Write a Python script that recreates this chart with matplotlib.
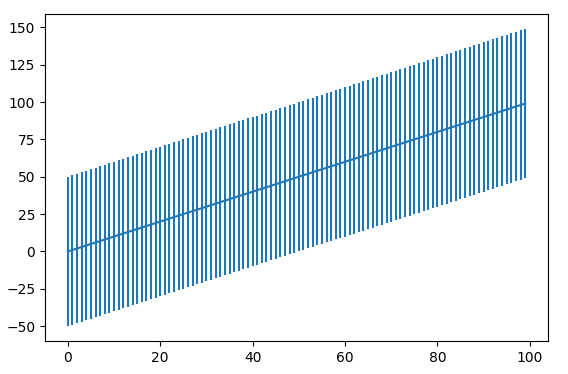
import matplotlib
matplotlib.use('Agg')
import matplotlib.pyplot as plt

# values: one point per integer x, y equal to x, error 50
x_vals = [
    0, 1, 2, 3, 4, 5, 6, 7, 8, 9, 10, 11, 12, 13, 14, 15, 16, 17, 18, 19,
    20, 21, 22, 23, 24, 25, 26, 27, 28, 29, 30, 31, 32, 33, 34, 35, 36, 37, 38, 39,
    40, 41, 42, 43, 44, 45, 46, 47, 48, 49, 50, 51, 52, 53, 54, 55, 56, 57, 58, 59,
    60, 61, 62, 63, 64, 65, 66, 67, 68, 69, 70, 71, 72, 73, 74, 75, 76, 77, 78, 79,
    80, 81, 82, 83, 84, 85, 86, 87, 88, 89, 90, 91, 92, 93, 94, 95, 96, 97, 98, 99,
]
y_vals = [
    0, 1, 2, 3, 4, 5, 6, 7, 8, 9, 10, 11, 12, 13, 14, 15, 16, 17, 18, 19,
    20, 21, 22, 23, 24, 25, 26, 27, 28, 29, 30, 31, 32, 33, 34, 35, 36, 37, 38, 39,
    40, 41, 42, 43, 44, 45, 46, 47, 48, 49, 50, 51, 52, 53, 54, 55, 56, 57, 58, 59,
    60, 61, 62, 63, 64, 65, 66, 67, 68, 69, 70, 71, 72, 73, 74, 75, 76, 77, 78, 79,
    80, 81, 82, 83, 84, 85, 86, 87, 88, 89, 90, 91, 92, 93, 94, 95, 96, 97, 98, 99,
]
y_err = 50

fig = plt.figure(figsize=(5.68, 3.74), dpi=100)
ax = fig.add_axes([45 / 568, 1 - 341 / 374, 503 / 568, 327 / 374])

ax.errorbar(x_vals, y_vals, yerr=y_err)

fig.savefig('out.png', dpi=100)
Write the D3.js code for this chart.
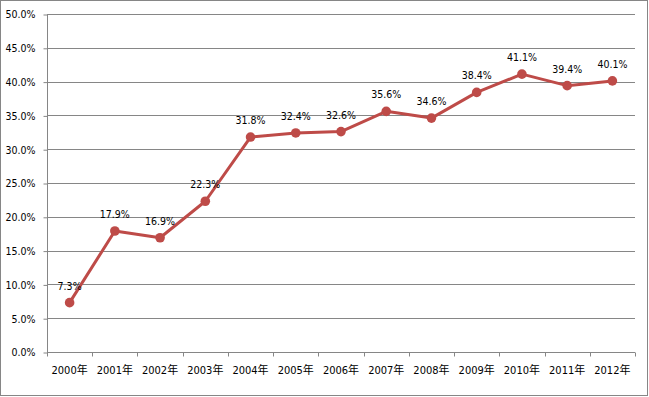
<!DOCTYPE html>
<html>
<head>
<meta charset="utf-8">
<script src="https://cdn.jsdelivr.net/npm/d3@7"></script>
<style>
  body { margin: 0; background: #fff; }
  text { font-family: "DejaVu Sans Condensed", "DejaVu Sans", "Noto Sans CJK SC", sans-serif; fill: #000; }
</style>
</head>
<body>
<svg id="chart" width="649" height="397"></svg>
<script>
// Chart data
const years = ["2000年", "2001年", "2002年", "2003年", "2004年", "2005年", "2006年",
               "2007年", "2008年", "2009年", "2010年", "2011年", "2012年"];
const rates = [7.3, 17.9, 16.9, 22.3, 31.8, 32.4, 32.6, 35.6, 34.6, 38.4, 41.1, 39.4, 40.1];
const yTicks = [0, 5, 10, 15, 20, 25, 30, 35, 40, 45, 50];

const svg = d3.select("#chart");
const gridColor = "#868686";
const lineColor = "#be4b48";

// Outer chart border
svg.append("rect")
    .attr("x", 0.5).attr("y", 0.5)
    .attr("width", 647).attr("height", 395)
    .attr("fill", "none")
    .attr("stroke", gridColor);

// Plot area bounds
const plotLeft = 47, plotRight = 635, plotTop = 14, plotBottom = 352;

const x = d3.scaleBand().domain(years).range([plotLeft, plotRight]);
const y = d3.scaleLinear().domain([0, 50]).range([plotBottom, plotTop]);

// Horizontal gridlines
svg.append("g")
    .selectAll("line")
    .data(yTicks)
    .join("line")
    .attr("x1", plotLeft).attr("x2", plotRight)
    .attr("y1", d => Math.round(y(d)) + 0.5)
    .attr("y2", d => Math.round(y(d)) + 0.5)
    .attr("stroke", gridColor);

// Y axis
const yAxis = svg.append("g")
    .attr("transform", `translate(${plotLeft + 0.5},0.5)`)
    .call(d3.axisLeft(y).tickValues(yTicks).tickSize(4).tickPadding(8)
        .tickFormat(d => d.toFixed(1) + "%"));
yAxis.selectAll("line, path").attr("stroke", gridColor);
yAxis.select(".domain").attr("d", `M0,${Math.round(y(50))}V${Math.round(y(0))}`);
yAxis.selectAll("text").attr("font-size", 10.5).attr("fill", "#000");
yAxis.attr("font-family", null).attr("font-size", null);

// X axis: ticks at category boundaries
const xAxis = svg.append("g")
    .attr("transform", `translate(0,${Math.round(plotBottom) + 0.5})`);
xAxis.append("line")
    .attr("x1", plotLeft).attr("x2", plotRight)
    .attr("stroke", gridColor);
xAxis.selectAll(".tick")
    .data(d3.range(years.length + 1))
    .join("line")
    .attr("class", "tick")
    .attr("x1", i => Math.round(plotLeft + i * x.step()) + 0.5)
    .attr("x2", i => Math.round(plotLeft + i * x.step()) + 0.5)
    .attr("y1", 0).attr("y2", 4)
    .attr("stroke", gridColor);
xAxis.selectAll(".label")
    .data(years)
    .join("text")
    .attr("class", "label")
    .attr("x", d => x(d) + x.bandwidth() / 2)
    .attr("y", 21)
    .attr("text-anchor", "middle")
    .attr("font-size", 11)
    .text(d => d);

// Line series
const cx = (d, i) => x(years[i]) + x.bandwidth() / 2;
svg.append("path")
    .datum(rates)
    .attr("fill", "none")
    .attr("stroke", lineColor)
    .attr("stroke-width", 3)
    .attr("stroke-linejoin", "round")
    .attr("d", d3.line().x(cx).y(d => y(d)));

svg.append("g")
    .selectAll("circle")
    .data(rates)
    .join("circle")
    .attr("cx", cx)
    .attr("cy", d => y(d))
    .attr("r", 4.8)
    .attr("fill", lineColor);

// Data labels
svg.append("g")
    .selectAll("text")
    .data(rates)
    .join("text")
    .attr("x", cx)
    .attr("y", d => y(d) - 13)
    .attr("text-anchor", "middle")
    .attr("font-size", 10.5)
    .text(d => d.toFixed(1) + "%");
</script>
</body>
</html>
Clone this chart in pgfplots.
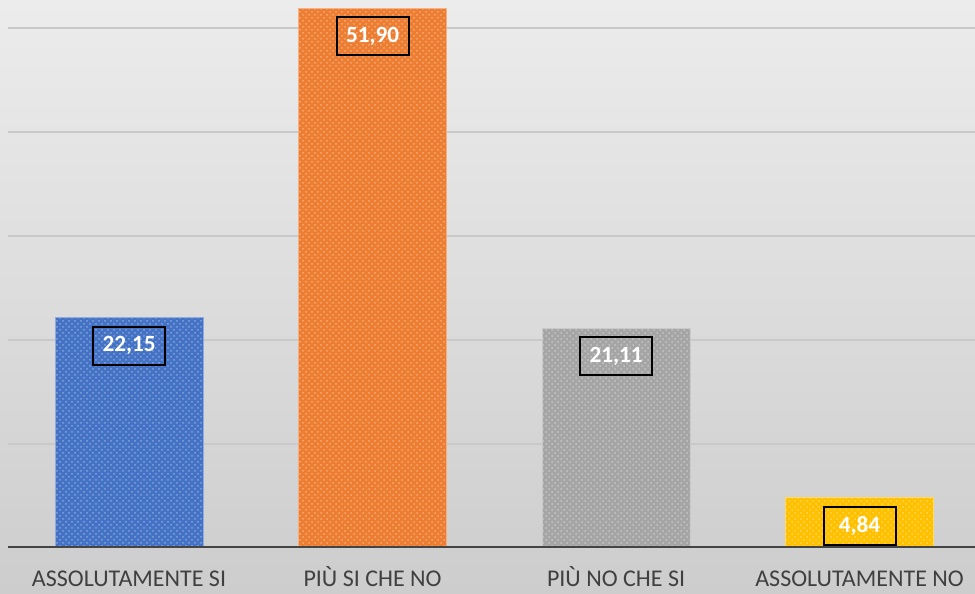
\documentclass[border=0pt]{standalone}
\usepackage{pgfplots}
\pgfplotsset{compat=1.18}
\usepackage{fontspec}
\setmainfont{Carlito}
\usetikzlibrary{patterns}
\definecolor{cblue}{HTML}{4472C4}
\definecolor{corange}{HTML}{ED7D31}
\definecolor{cgray}{HTML}{A5A5A5}
\definecolor{cyellow}{HTML}{FFC000}
\definecolor{bgtop}{HTML}{ECECEC}
\definecolor{bgbot}{HTML}{CDCDCD}
\definecolor{gridc}{HTML}{C9C9C9}
\definecolor{axc}{HTML}{444444}
\definecolor{lblc}{HTML}{404040}
\begin{document}
\begin{tikzpicture}[x=1pt,y=1pt]
\shade[top color=bgtop, bottom color=bgbot] (0,0) rectangle (487.5,297);
\useasboundingbox (0,0) rectangle (487.5,297);
\begin{axis}[
at={(4pt,23pt)}, anchor=south west,
scale only axis,
width=483.5pt, height=274pt,
xmin=-0.497, xmax=3.474,
ymin=0, ymax=52.7,
axis line style={draw=none},
ytick={10,20,30,40,50},
yticklabels={},
ymajorgrids=true,
grid style={gridc, line width=1pt},
major tick length=0pt,
xtick={0,1,2,3},
xticklabels={ASSOLUTAMENTE SI, PIÙ SI CHE NO, PIÙ NO CHE SI, ASSOLUTAMENTE NO},
xticklabel style={font=\fontsize{12}{14}\selectfont, text=lblc, anchor=base, yshift=-19.5pt},
ybar, bar width=74pt, bar shift=0pt,
point meta=explicit symbolic,
nodes near coords,
every node near coord/.append style={font=\fontsize{11.6}{13}\bfseries\selectfont, text=white, draw=black, line width=1pt, minimum width=36pt, minimum height=19pt, inner sep=0pt, anchor=north, yshift=-4pt},
]
\addplot[fill=cblue, draw=cblue!60!white, line width=0.4pt, postaction={pattern=crosshatch dots, pattern color=white!35!cblue}] coordinates {(0,22.15) [22,15]};
\addplot[fill=corange, draw=corange!60!white, line width=0.4pt, postaction={pattern=crosshatch dots, pattern color=white!35!corange}] coordinates {(1,51.90) [51,90]};
\addplot[fill=cgray, draw=cgray!60!white, line width=0.4pt, postaction={pattern=crosshatch dots, pattern color=white!35!cgray}] coordinates {(2,21.11) [21,11]};
\addplot[fill=cyellow, draw=cyellow!60!white, line width=0.4pt, postaction={pattern=crosshatch dots, pattern color=white!35!cyellow}] coordinates {(3,4.84) [4,84]};
\draw[axc, line width=2pt] (rel axis cs:0,0) -- (rel axis cs:1,0);
\end{axis}
\end{tikzpicture}
\end{document}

----

Write out the lines from the start of the material to the line with "import matplotlib.pyplot as plt", inclusive and exactly. Skip the pictures.

Full output:
Write a Python script that recreates this chart with matplotlib.
import matplotlib
matplotlib.use('Agg')
import matplotlib.pyplot as plt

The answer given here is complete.